TASK REQUIREMENTS: Find each line containing the string "matplotlib". Copy it.

GIVEN DATA:

## Start

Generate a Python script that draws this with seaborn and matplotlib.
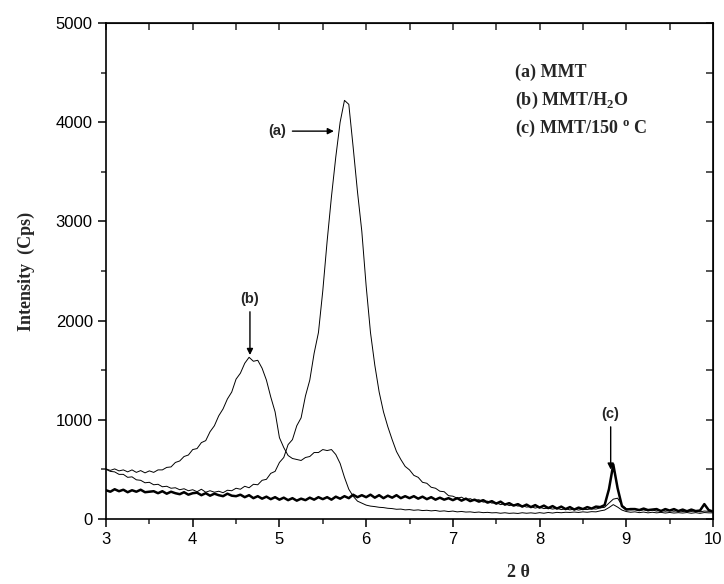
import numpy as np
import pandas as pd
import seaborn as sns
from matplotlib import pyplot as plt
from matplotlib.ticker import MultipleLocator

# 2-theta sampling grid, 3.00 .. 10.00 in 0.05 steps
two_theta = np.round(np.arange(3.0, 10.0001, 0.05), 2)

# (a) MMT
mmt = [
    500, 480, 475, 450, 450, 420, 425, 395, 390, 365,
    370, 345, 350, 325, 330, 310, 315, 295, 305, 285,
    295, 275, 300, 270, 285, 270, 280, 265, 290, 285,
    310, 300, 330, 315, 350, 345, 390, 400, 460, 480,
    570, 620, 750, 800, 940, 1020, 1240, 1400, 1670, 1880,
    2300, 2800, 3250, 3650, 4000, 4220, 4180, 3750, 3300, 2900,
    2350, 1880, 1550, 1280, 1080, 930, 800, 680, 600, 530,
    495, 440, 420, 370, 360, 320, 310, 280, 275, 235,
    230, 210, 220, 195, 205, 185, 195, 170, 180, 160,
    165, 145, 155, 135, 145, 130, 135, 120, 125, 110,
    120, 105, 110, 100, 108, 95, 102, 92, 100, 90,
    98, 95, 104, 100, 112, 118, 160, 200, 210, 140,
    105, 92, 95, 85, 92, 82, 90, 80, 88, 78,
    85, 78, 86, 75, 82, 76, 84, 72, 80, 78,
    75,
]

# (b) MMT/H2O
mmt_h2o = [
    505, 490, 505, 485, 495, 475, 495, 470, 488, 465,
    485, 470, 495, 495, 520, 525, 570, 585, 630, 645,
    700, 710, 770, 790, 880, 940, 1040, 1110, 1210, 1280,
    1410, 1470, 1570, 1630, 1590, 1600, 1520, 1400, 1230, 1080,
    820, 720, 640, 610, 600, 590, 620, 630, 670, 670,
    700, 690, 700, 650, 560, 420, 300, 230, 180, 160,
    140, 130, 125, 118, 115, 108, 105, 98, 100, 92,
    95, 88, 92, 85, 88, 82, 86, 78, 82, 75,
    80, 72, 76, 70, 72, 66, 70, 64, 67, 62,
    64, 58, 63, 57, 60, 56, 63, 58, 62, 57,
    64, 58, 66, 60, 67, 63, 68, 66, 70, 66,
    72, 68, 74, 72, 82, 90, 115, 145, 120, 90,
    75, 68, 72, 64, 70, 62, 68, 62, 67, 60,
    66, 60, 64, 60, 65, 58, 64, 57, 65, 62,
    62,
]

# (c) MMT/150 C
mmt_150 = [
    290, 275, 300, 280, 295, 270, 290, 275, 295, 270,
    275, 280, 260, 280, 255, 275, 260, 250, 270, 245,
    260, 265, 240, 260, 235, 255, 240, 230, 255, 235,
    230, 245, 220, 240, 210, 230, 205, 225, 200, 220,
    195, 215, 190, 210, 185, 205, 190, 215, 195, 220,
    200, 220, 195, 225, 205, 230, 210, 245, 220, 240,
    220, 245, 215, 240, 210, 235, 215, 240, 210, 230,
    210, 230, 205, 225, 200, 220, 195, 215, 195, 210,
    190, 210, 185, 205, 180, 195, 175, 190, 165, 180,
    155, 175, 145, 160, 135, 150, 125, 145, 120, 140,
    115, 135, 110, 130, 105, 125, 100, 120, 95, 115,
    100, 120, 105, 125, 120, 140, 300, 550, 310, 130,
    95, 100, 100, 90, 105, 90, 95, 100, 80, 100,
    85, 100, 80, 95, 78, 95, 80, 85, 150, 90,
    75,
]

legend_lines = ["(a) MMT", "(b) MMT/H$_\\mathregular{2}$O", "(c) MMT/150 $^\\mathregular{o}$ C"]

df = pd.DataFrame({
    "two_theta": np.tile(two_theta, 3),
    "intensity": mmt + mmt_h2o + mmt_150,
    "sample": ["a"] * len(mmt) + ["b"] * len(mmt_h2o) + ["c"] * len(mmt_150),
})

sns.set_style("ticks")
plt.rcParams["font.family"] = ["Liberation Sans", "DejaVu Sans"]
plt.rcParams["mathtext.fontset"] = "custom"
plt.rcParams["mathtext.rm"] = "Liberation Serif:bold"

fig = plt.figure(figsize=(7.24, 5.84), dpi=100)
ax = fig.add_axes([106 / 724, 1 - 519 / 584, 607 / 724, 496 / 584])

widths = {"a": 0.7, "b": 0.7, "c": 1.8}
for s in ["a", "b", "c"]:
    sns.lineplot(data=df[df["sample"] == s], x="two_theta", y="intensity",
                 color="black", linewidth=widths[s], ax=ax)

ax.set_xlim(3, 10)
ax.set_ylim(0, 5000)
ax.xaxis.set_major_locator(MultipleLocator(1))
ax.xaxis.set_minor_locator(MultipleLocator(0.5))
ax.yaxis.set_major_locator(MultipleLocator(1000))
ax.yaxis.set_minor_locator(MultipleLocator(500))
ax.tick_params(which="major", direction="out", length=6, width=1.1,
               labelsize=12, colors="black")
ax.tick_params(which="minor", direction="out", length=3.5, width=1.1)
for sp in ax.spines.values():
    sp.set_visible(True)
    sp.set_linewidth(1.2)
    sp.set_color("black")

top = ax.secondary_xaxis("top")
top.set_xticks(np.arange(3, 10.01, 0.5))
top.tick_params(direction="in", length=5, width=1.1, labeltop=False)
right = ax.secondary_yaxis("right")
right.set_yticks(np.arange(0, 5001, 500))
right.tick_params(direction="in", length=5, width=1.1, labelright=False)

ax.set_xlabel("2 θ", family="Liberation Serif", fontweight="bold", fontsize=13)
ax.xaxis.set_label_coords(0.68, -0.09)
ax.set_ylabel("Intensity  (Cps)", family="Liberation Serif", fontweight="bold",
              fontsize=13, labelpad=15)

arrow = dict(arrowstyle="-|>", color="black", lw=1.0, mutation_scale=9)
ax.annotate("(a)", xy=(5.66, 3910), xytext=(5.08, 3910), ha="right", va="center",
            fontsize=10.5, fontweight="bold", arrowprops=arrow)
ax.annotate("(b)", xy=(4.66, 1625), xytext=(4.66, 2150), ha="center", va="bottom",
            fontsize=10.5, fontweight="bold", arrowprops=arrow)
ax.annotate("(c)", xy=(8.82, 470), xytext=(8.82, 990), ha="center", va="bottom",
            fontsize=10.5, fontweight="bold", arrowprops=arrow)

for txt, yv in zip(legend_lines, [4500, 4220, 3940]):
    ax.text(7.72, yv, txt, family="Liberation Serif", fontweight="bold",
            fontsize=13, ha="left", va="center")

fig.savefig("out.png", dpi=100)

## End

RESULT:
Generate a Python script that draws this with seaborn and matplotlib.
from matplotlib import pyplot as plt
from matplotlib.ticker import MultipleLocator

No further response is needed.